The ferries that crossed the Amur to the Chinese side were great boats built to carry a large number of passengers, but the arrangements for getting across the river did justice to both Chinese and Russian mismanagement. Unlike the efficient Japanese, both these nations, it seems to me, arrive at the end in view with the minimum amount of trouble to those in authority—that is to say, the maximum of trouble to everybody concerned. The ferry-boats owing to local politics had a monopoly, and therefore went at their own sweet will just exactly when they pleased. There was a large and busy traffic, but the boats never went oftener than once an hour, and the approaches were just as primitive as they possibly could be. There was one little shed with a seat running round where if you were fortunate you could sit down with the Chinese hawkers and wait for the arrival of the boat. And when it did come the passengers, after a long, long wait, came climbing up the rough path up the bank looking as if they had been searched to the skin. They let me through on the Chinese side and I found without any difficulty my way to Mr Paul Barentzen's house, a two-storeyed, comfortable house, and received a warm invitation from him and his wife to stay with them.

It was a chance not to be missed. I was getting very weary, I was tired in every bone, so a chance like this to stay with kindly people who spoke my own language, on the very outskirts of the Chinese Empire, was not to be lightly missed, and I accepted with gratitude, a gratitude I feel strongly. Mr Barentzen was a Dane, but he spoke as good English as I do, and if possible was more British. His wife was English. And that night he celebrated the coming into the war of Britain. He asked me and the Russian Boundary Commissioner and his wife and another Russian gentleman all to dinner in the gardens at Blagoveschensk.

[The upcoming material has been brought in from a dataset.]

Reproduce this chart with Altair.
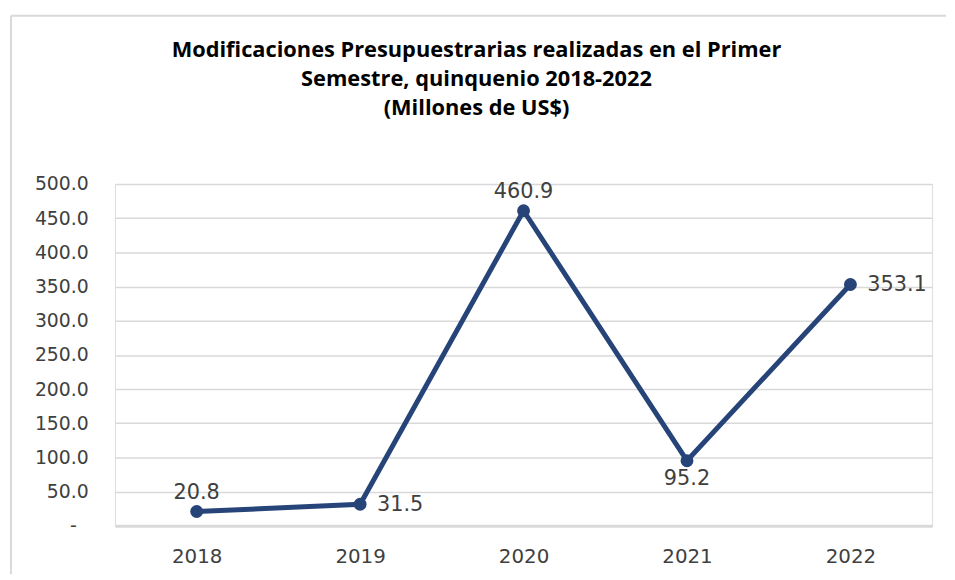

The place was a blaze of light, there were flags and lamps and bands everywhere, the whole city was en fête to do honour to the new addition to the Grande Entente. When we were tired of walking about the gardens we went inside to the principal restaurant that was packed with people dining, while on a stage various singers discoursed sweet music and waved the flags of the Allies. But the British flag had not got as far as the capital of the Amur Province. Indeed much farther west than that I found it represented by a red flag with black crosses drawn on it, very much at the taste of the artist, and “Anglisky” written boldly across it to make up for any deficiency.

Mr Barentzen had foreseen this difficulty and had provided us all with nice little silk specimens of the Union Jack to wear pinned on our breasts. About ten o'clock we sat down to a most excellent dinner, with sturgeon and sour cream and caviare and all the good tilings that Eastern Siberia produces. A packed room also dined, while the people on the stage sang patriotic songs, and we were all given silk programmes as souvenirs. They sang the Belgian, the French and the Russian national anthems, and at last we asked for the British.

Very courteously the conductor sent back word to say he was very sorry but the British national anthem was also a German hymn and if he dared play it the people would tear him to pieces. Remembering my tribulations a little way down the river, I quite believed him, so I suggested as an alternative Rule, Britannia, but alas! he had never heard of it. It was a deadlock, and we looked at one another.

Then the tall Russian who was the other guest pushed his chair from the table, stood up, and saluting, whistled Rule, Britannia! How the people applauded! And so Britain entered the war in Far Eastern Siberia.

We certainly did not go home till morning that day. For that matter, I don't think you are supposed to cross the river at night, not ordinary folk, Customs officials may have special privileges. At any rate I came back to my bunk on the steamer and an anxious little dog just as the day was breaking, and next day I crossed to Sakalin and stayed with the Barentzens.

The Russians then took so much trouble to keep the Chinese on their own side of the river that the Russian officers and civil servants, much to the chagrin of their wives, were nowhere in the province allowed to have Chinese servants. The fee for a passport had been raised to, I think, twelve roubles, so it was no longer worth a Chinaman's while to get one to hawk a basket of vegetables, and the mines on the Zeya, a tributary of the Amur on the Russian side, had fallen off in their yield because cheap labour was no longer possible. The people who did get passports were the Chinese prostitutes, though a Chinese woman has not a separate identity in China and is not allowed a passport of her own. However, there are ways of getting over that. A man applied for a passport and it was granted him. He handed it over to the woman for a consideration, and on the other side any Chinese document was, as a rule, all one to the Russian official. Remembering my own experience and how I had difficulty in deciding between my passport and my agreement with my muleteers, I could quite believe this story.

Blagoveschensk is a regular frontier town and, according to Mr Barentzen, is unsafe. On the first occasion that I crossed the river with him I produced a hundred-rouble note. Almost before I had laid it down it was snatched up by the Chinese Commissioner of Customs.

“Are you mad?” said he, and he crumpled up the note in his hand and held out for my acceptance a rouble. I tried to explain that not having change, and finding it a little awkward, I thought that this would be a good opportunity to get it, as I felt sure the man at receipt of custom must have plenty.